Natürlich ist Wildbergers Ansatz etwas schwungvoll formuliert: Das Pro­blem wäre schon längst gelöst, wenn Europa nur 50 Prozent seiner Energie in die Entwicklung von Alternativen investierte, anstatt fortwährend über die Regulierung großer Techkonzerne nachzudenken, behauptet er kühn. Dabei weiß Deutschlands oberster Staatsmodernisierer selbst am besten: Über Marktmacht und ihren Missbrauch muss Europa natürlich trotzdem nachdenken – und dabei den Fokus auf kluge, umsetzbare Regeln legen, die sich tunlichst nicht wider­sprechen.

Dass diese goldene Regel der Gesetzgebung in letzter Zeit immer wieder gebrochen wurde, lässt Un­ternehmen zunehmend verzweifeln. Das entstandene Chaos aufzulösen, wird noch jede Menge Energie kosten.

Aber Wildberger hat natürlich recht, wenn er fordert, dass Europa sich mit gleicher Verve auf eigene Lösungen stürzen sollte. Nicht zuletzt der neu aufgeflammte Handelskrieg zwischen den USA und China führt der Staatengemeinschaft einmal mehr brutal die eigene Beschränktheit vor Augen. Voll im Schussfeld, aber ohne echte Handlungsoption, so steht Europa gerade da. Das sollte ein Antreiber sein, auch digital souverän zu werden. Das gilt sowohl für den Aufbau der Infrastruktur durch leistungsfähige Rechenzentren als auch im Bereich der Künstlichen Intelligenz.

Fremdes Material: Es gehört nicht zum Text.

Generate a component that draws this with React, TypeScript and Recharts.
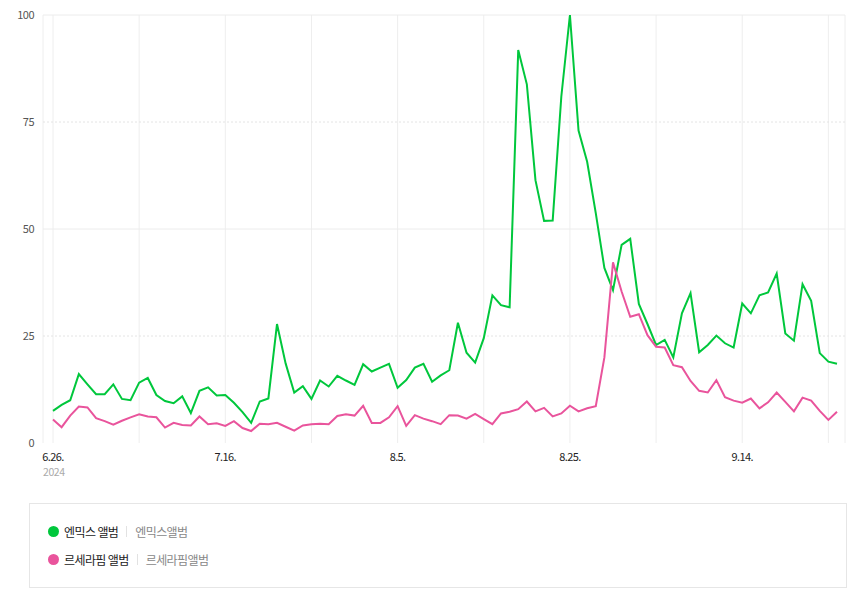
import { LineChart, Line, XAxis, YAxis, CartesianGrid, ReferenceLine } from "recharts";

const dates = [
  "6.26.", "6.27.", "6.28.", "6.29.", "6.30.",
  "7.1.", "7.2.", "7.3.", "7.4.", "7.5.", "7.6.", "7.7.", "7.8.", "7.9.", "7.10.",
  "7.11.", "7.12.", "7.13.", "7.14.", "7.15.", "7.16.", "7.17.", "7.18.", "7.19.", "7.20.",
  "7.21.", "7.22.", "7.23.", "7.24.", "7.25.", "7.26.", "7.27.", "7.28.", "7.29.", "7.30.", "7.31.",
  "8.1.", "8.2.", "8.3.", "8.4.", "8.5.", "8.6.", "8.7.", "8.8.", "8.9.", "8.10.",
  "8.11.", "8.12.", "8.13.", "8.14.", "8.15.", "8.16.", "8.17.", "8.18.", "8.19.", "8.20.",
  "8.21.", "8.22.", "8.23.", "8.24.", "8.25.", "8.26.", "8.27.", "8.28.", "8.29.", "8.30.", "8.31.",
  "9.1.", "9.2.", "9.3.", "9.4.", "9.5.", "9.6.", "9.7.", "9.8.", "9.9.", "9.10.",
  "9.11.", "9.12.", "9.13.", "9.14.", "9.15.", "9.16.", "9.17.", "9.18.", "9.19.", "9.20.",
  "9.21.", "9.22.", "9.23.", "9.24.", "9.25.",
];

// 엔믹스 앨범
const nmixx = [
  7.5, 8.9, 10.0, 16.1, 13.7, 11.4, 11.4, 13.7, 10.3, 10.0,
  14.1, 15.2, 11.2, 9.8, 9.3, 10.9, 7.0, 12.2, 13.0, 11.1,
  11.2, 9.4, 7.2, 4.7, 9.7, 10.4, 27.8, 18.6, 11.8, 13.3,
  10.3, 14.6, 13.2, 15.7, 14.6, 13.6, 18.4, 16.7, 17.6, 18.5,
  12.9, 14.7, 17.6, 18.5, 14.3, 15.8, 17.0, 28.1, 21.1, 18.8,
  24.5, 34.5, 32.2, 31.7, 91.8, 83.8, 61.4, 51.9, 52.0, 80.9,
  100, 73.0, 65.7, 53.7, 40.9, 35.7, 46.3, 47.7, 32.5, 27.8,
  22.9, 24.1, 20.0, 30.3, 35.0, 21.2, 22.9, 25.1, 23.3, 22.3,
  32.6, 30.3, 34.5, 35.2, 39.6, 25.6, 23.9, 37.1, 33.2, 21.0,
  19.0, 18.5,
];

// 르세라핌 앨범
const lesserafim = [
  5.5, 3.7, 6.4, 8.5, 8.3, 5.8, 5.1, 4.3, 5.2, 6.0,
  6.7, 6.2, 6.0, 3.6, 4.7, 4.2, 4.1, 6.2, 4.4, 4.6,
  4.0, 5.1, 3.5, 2.8, 4.5, 4.4, 4.7, 3.8, 2.9, 4.1,
  4.4, 4.5, 4.4, 6.3, 6.7, 6.4, 8.7, 4.7, 4.7, 6.0,
  8.6, 4.0, 6.5, 5.7, 5.1, 4.4, 6.5, 6.4, 5.7, 6.8,
  5.6, 4.4, 6.9, 7.3, 7.9, 9.7, 7.4, 8.2, 6.2, 6.9,
  8.7, 7.4, 8.1, 8.6, 20.0, 42.2, 35.4, 29.5, 30.1, 25.2,
  22.5, 22.3, 18.2, 17.7, 14.5, 12.2, 11.8, 14.7, 10.7, 9.9,
  9.4, 10.4, 8.1, 9.5, 11.8, 9.6, 7.4, 10.6, 9.9, 7.5,
  5.4, 7.3,
];

const gridTicks = ["6.26.", "7.6.", "7.16.", "7.26.", "8.5.", "8.15.", "8.25.", "9.4.", "9.14.", "9.24."];
const labelTicks = ["6.26.", "7.16.", "8.5.", "8.25.", "9.14."];
const yTicks = [0, 25, 50, 75, 100];
const yearLabel = "2024";

const series = [
  { key: "nmixx", name: "엔믹스 앨범", keyword: "엔믹스앨범", color: "#00c73c" },
  { key: "lesserafim", name: "르세라핌 앨범", keyword: "르세라핌앨범", color: "#e9549c" },
];

const data = dates.map((d, i) => ({ date: d, nmixx: nmixx[i], lesserafim: lesserafim[i] }));

const FONT = "'Noto Sans CJK KR', 'Noto Sans', sans-serif";

const DateTick = (props: any) => {
  const { x, y, payload } = props;
  if (!labelTicks.includes(payload.value)) return null;
  return (
    <g>
      <text x={x} y={y + 10} textAnchor="middle" fontSize={11} fill="#222" fontFamily={FONT} letterSpacing={-0.6}>
        {payload.value}
      </text>
      {payload.value === dates[0] && (
        <text x={x - 10} y={y + 25} textAnchor="start" fontSize={10.5} fill="#aaa" fontFamily={FONT} letterSpacing={-0.4}>
          {yearLabel}
        </text>
      )}
    </g>
  );
};

export default function App() {
  return (
    <div style={{ position: "absolute", left: 0, top: 0, width: 850, height: 591, background: "#fff" }}>
      <LineChart width={850} height={490} data={data} margin={{ top: 15, right: 5, bottom: 0, left: 0 }}>
        <CartesianGrid horizontal={false} stroke="#eeeeee" />
        {yTicks.filter((t) => t > 0).map((t) => (
          <ReferenceLine
            key={t}
            y={t}
            stroke={t % 50 === 0 ? "#ececec" : "#e4e4e4"}
            strokeDasharray={t % 50 === 0 ? undefined : "2 2"}
          />
        ))}
        <XAxis
          dataKey="date"
          ticks={gridTicks}
          interval={0}
          axisLine={false}
          tickLine={false}
          height={47}
          padding={{ left: 10, right: 8 }}
          tick={<DateTick />}
        />
        <YAxis
          domain={[0, 100]}
          ticks={yTicks}
          axisLine={false}
          tickLine={false}
          width={43}
          tickMargin={3}
          tick={{ fontSize: 11, fill: "#555", fontFamily: FONT, letterSpacing: -0.5 }}
        />
        {series.map((s) => (
          <Line
            key={s.key}
            dataKey={s.key}
            name={s.name}
            stroke={s.color}
            strokeWidth={2}
            dot={false}
            type="linear"
            isAnimationActive={false}
          />
        ))}
      </LineChart>
      <div
        style={{
          position: "absolute",
          left: 29,
          top: 503,
          width: 816,
          height: 83,
          border: "1px solid #e6e6e6",
          fontFamily: FONT,
        }}
      >
        {series.map((s, i) => (
          <div
            key={s.key}
            style={{ position: "absolute", left: 18, top: 17 + i * 28, display: "flex", alignItems: "center", height: 20 }}
          >
            <span style={{ width: 11, height: 11, borderRadius: "50%", background: s.color, display: "inline-block" }} />
            <span style={{ marginLeft: 5, fontSize: 12, color: "#222", letterSpacing: -0.6 }}>{s.name}</span>
            <span style={{ margin: "0 8px", width: 1, height: 11, background: "#e2e2e2", display: "inline-block" }} />
            <span style={{ fontSize: 12, color: "#888", letterSpacing: -0.6 }}>{s.keyword}</span>
          </div>
        ))}
      </div>
    </div>
  );
}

Auf diesem Feld ist Europa noch lange nicht abgehängt und sollte sich das auch nicht einreden lassen. Nur wenig entwickelt sich gerade so rasant wie die Arbeit an KI-Modellen und ihren Anwendungen. Dafür braucht es aber den Mut, sich auf unbekanntes Terrain zu wagen und viel Geld zu investieren. In dieser Hinsicht hat Europa noch viel Nachholbedarf.